As a reporter and writer, Fineman ranges widely. Besides campaign-year covers, other projects have included: race and politics, the impact of digital technology on society, the influence of Hollywood on politics, the rise of the religious right and of conservative talk radio. He has interviewed business leaders such as George Soros, Bill Gates, Steve Case and Robert Rubin and entertainment figures such as Warren Beatty, Jane Fonda and Jay Leno.
Although now under exclusive television contract to NBC, Fineman over the years has appeared on major public affairs shows, such as Nightline, Face the Nation, Fox News Sunday, Larry King Live, Charlie Rose and the NewsHour. He was a regular panelist on Washington Week in Review on PBS (1983-95) and on CNN's Capital Gang Sunday (1995-98).

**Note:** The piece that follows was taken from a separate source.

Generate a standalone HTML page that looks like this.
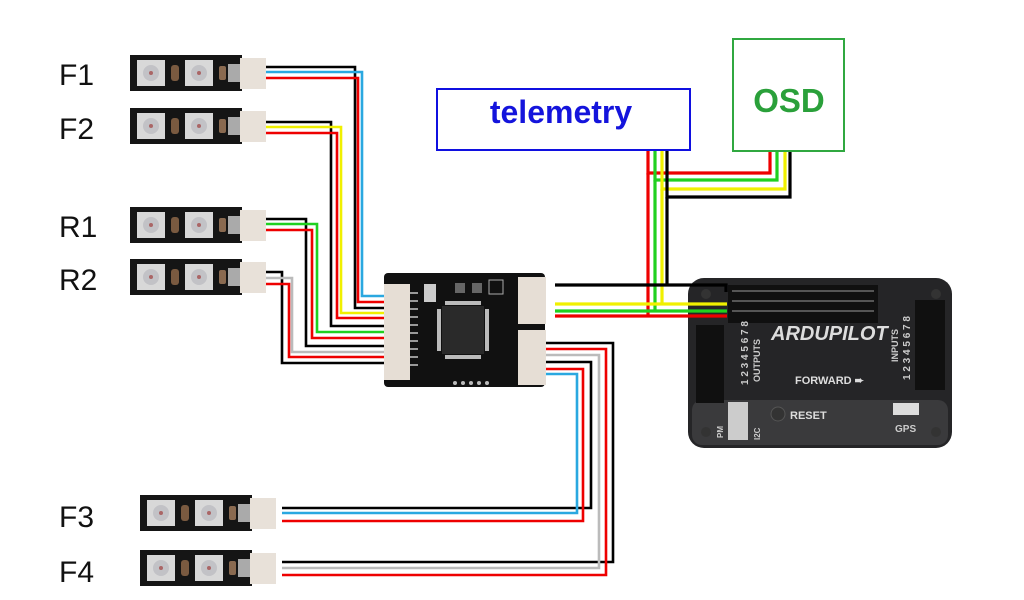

He worked with Ted Koppel on Nightline specials, and has been a guest on Comedy Central's "The Daily Show with Jon Stewart" and "The Colbert Report."
A native of Pittsburgh, Fineman began his career at The Courier-Journal in Louisville, covering the environment, the coal industry and state politics before joining the newspaper's Washington bureau in 1978. He moved to Newsweek in 1980, was named chief political correspondent in 1984, deputy Washington bureau chief in 1993, senior editor in 1995 and senior Washington correspondent and columnist in 2008.
Fineman holds an A.B., Phi Beta Kappa, from Colgate, an M.S. in journalism from Columbia and a J.D. from the Brandeis School of Law at the University of Louisville. His legal education included a year as a visiting student at the Georgetown University Law Center. He received Watson and Pultizer Traveling Fellowships for study in Europe, Russia and the Middle East, and has traveled to more than 40 countries, among them China, Vietnam, Japan, Ukraine, Israel, Turkey and the West Bank Palestinian Territories.
Fineman is married to Amy L. Nathan, a senior counsel at the Federal Communications Commission. They live in Washington with their two children, Meredith and Nicholas.